Лулу Миллер. Одиннадцатое слово

Pavlo Shopin
14:40, 27 апреля 2021🔥
Добавить в закладкиДобавить в коллекцию
Image

Небо было пластиной цвета электрического индиго. Мы сидели в ванне, мой полуторалетний сын и я. Жена просунула голову в дверь. Сын посмотрел на нее, улыбнувшись так, как он улыбается только ей, и затем указал на рисунок маджентовой рыбы на стене.

«Быба», — сказал он.

«Рыба?» — спросила она.

«Быба!» — воскликнул он.

Это было, мне кажется, его одиннадцатое слово.
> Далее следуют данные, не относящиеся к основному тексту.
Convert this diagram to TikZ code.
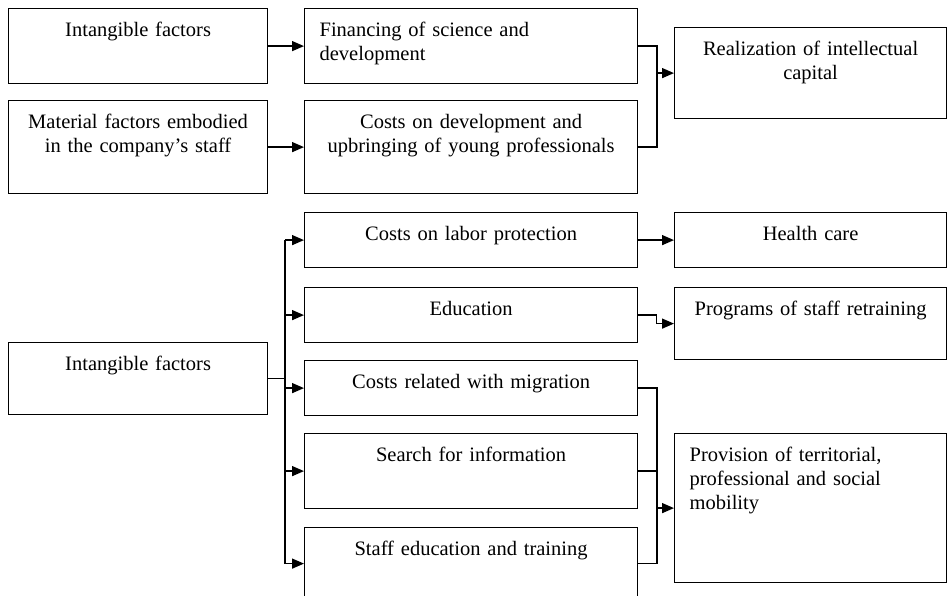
\documentclass[tikz,border=0pt]{standalone}
\usepackage{fontspec}
\setmainfont{Liberation Serif}
\usetikzlibrary{arrows.meta,calc}

\begin{document}
\begin{tikzpicture}[x=1pt,y=-1pt,
  box/.style={draw,line width=1.2pt,anchor=north west,inner xsep=15pt,inner ysep=0pt,
    text height=27.5pt,font=\fontsize{20.5pt}{24pt}\selectfont},
  lbox/.style={box,text width=229pt,align=center,text depth=#1},
  mbox/.style={box,text width=303pt,align=center,text depth=#1},
  rbox/.style={box,text width=242pt,align=center,text depth=#1},
  con/.style={line width=1.4pt},
  arr/.style={con,-{Triangle[length=12pt,width=10pt]}}]
\useasboundingbox (0,0) rectangle (948,596);

\node[lbox=47.5pt] (intTop) at (8,8) {Intangible factors};
\node[lbox=65.5pt] (material) at (8,100) {Material factors embodied\\in the company’s staff};
\node[mbox=47.5pt,align=left] (financing) at (304,8) {Financing of science and\\development};
\node[mbox=65.5pt] (young) at (304,100) {Costs on development and\\upbringing of young professionals};
\node[rbox=63.5pt] (capital) at (674,27) {Realization of intellectual\\capital};

\node[lbox=44.5pt] (intBot) at (8,342) {Intangible factors};
\node[mbox=27.5pt] (labor) at (304,212) {Costs on labor protection};
\node[mbox=27.5pt] (educ) at (304,287) {Education};
\node[mbox=27.5pt] (migr) at (304,360) {Costs related with migration};
\node[mbox=47.5pt] (search) at (304,433) {Search for information};
\node[mbox=44.5pt] (training) at (304,527) {Staff education and training};
\node[rbox=27.5pt] (health) at (674,212) {Health care};
\node[rbox=44.5pt] (retrain) at (674,287) {Programs of staff retraining};
\node[rbox=121.5pt,align=left] (mobility) at (674,433) {Provision of territorial,\\professional and social\\mobility};

\coordinate (busR) at (657,0);
\coordinate (busL) at (285,0);

\draw[arr] (intTop.east) -- (financing.west);
\draw[arr] (material.east) -- (young.west);
\draw[con] (financing.east) -| (busR |- young.east) -- (young.east);
\draw[arr] (busR |- capital.west) -- (capital.west);

\draw[con] (intBot.east) -- (busL |- intBot.east);
\draw[con] (busL |- labor.west) -- (busL |- training.west);
\foreach \n in {labor,educ,migr,search,training}
  \draw[arr] (busL |- \n.west) -- (\n.west);

\draw[arr] (labor.east) -- (health.west);
\draw[arr] (educ.east) -- ++(18,0) |- (retrain.west);
\draw[con] (migr.east) -| (busR |- training.east) -- (training.east);
\draw[con] (search.east) -- (busR |- search.east);
\draw[arr] (busR |- mobility.west) -- (mobility.west);
\end{tikzpicture}
\end{document}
У него были кот и буль и утя (утка) и дюдя и мама, и (таинственным образом в нашем лесбийском доме) папа и анан (для банана) и дыр-дыр (для машин) и мя-мя (для мяча) и (корень многих наших зол) «Сто это? Сто это? Сто это?».

А теперь вот и она — рыба.

Это мгновение должно было стать для меня трагедией. Я больше, чем кто-либо другой, должна была почувствовать его опасность. Ведь именно я провела последние десять лет своей жизни, работая над книгой под названием «Почему рыб не существует»: я утверждала, что само слово «рыба» — это симптом неспособности людей видеть мир во всей его широте. Короче говоря, ученые недавно обнаружили, что многие существа, которых мы обычно считаем «рыбами», на самом деле более тесно связаны с нами, чем друг с другом. И когда вы примете этот факт, то увидите, что категория «рыба» — это ложная категория, акт «избирательной биологии», который мы совершаем над природой, чтобы привести ее в соответствие с нашей интуицией. Но это обман, эта категория «рыб» — ошибка, бессмысленная группа, заслоняющая от нас невероятные нюансы и сложности.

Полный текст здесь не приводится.